CAPS fire senior players

HARARE - Caps United yesterday fired seven senior players in what new club CEO Joel Makuvire says are measures to “liberate the club’s pay roll,” a development set to throw pre-season preparations into turmoil.  

The club spokesman told the Daily News last night that the players have been sacked in an effort to blood youngsters in the team following years of underachieving with players who have “big contracts”, while an inside source claims the players have been punished for leading a rebellion over non-payment of salaries and dues.

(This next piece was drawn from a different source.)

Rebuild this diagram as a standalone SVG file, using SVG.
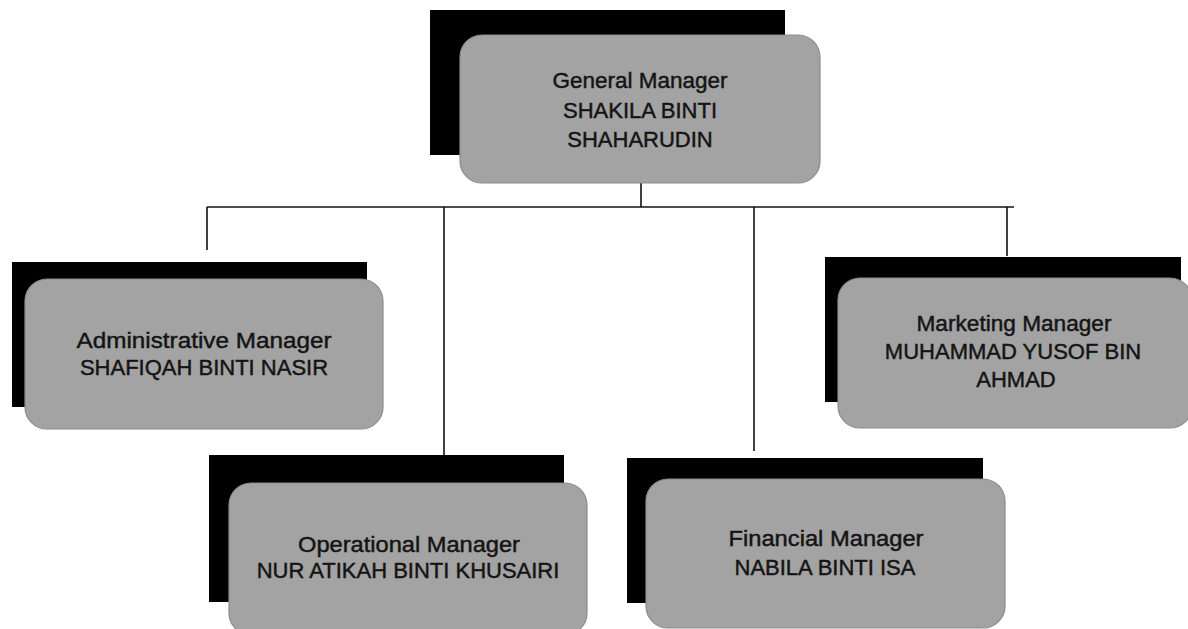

Makuvire said the club was increasingly finding it hard to meet its financial obligation to the players, revealing that captain Tapiwa Kumbuyani, veteran striker Shingi kawondera, left-back Asani Nhongo, goalkeeper Itai Chiwara and emerging player Luckson Kaisa had all been shown the exit door.

Makuvire, who recently returned to the club in a higher position after leaving the former champions six years ago, added that forwards Washington Pakamisa and Nqobile Mpala have asked to be released.

“The thing is we are trying to rebuild based on financial values where every cent spend is justifiable,” Makuvire told the Daily News.  

“When I joined, I observed that of the things the club was doing wrongly was that there was no consideration for value, we had too many average players. Because they were at CAPS, they saw  themselves as big name players. But they were average players, and these average players, what do they do, they give you a raw deal. They were average players with big contracts, but poor performances. So we said as a club which should arrest this. Players who do not fit the value model should go. We want players who give us big performances, but without big contracts. We are known as a club which give players a platform for big contracts outside the country.

“We now had players whose financial obligation the club could not no longer meet. If I tell you Shingi’s salary you would be shocked. And as for the captain, Kumbuyani, we felt he wasn’t giving real value for a player we believed he was. Then there is the goalkeeper, Itai Chiwara, he’s 34 or 35, we felt his career was not going anywhere.

“There presence at the club had a direct effect on our wage bill of $6 000. We want to liberate that pay roll and use the resources to invest wisely in younger players who give us real value.”

Meawhile, a source told this paper last night that the sacked players have been asked to leave the club after leading a rebellion over unpaid salaries and dues.

CAPS players have been boycotting training for a week owing to non-payment of January salaries, much to the frustration of caretaker coach Mkhupali Masuku.

The source said a storm had been brewing at the four-time Zimbabwean champions since players received half salaries in December.

The source added that matters came to a head at the end of last month after no salaries were paid, setting off a player revolt that has culminated into the expulsion of leading players.

The Harare club, who last won the Zimbabwean league title in 2005, are restructuring following the resignation of former co-president and chief financier Farai Jere, whose departure has been described as a major setback for the club.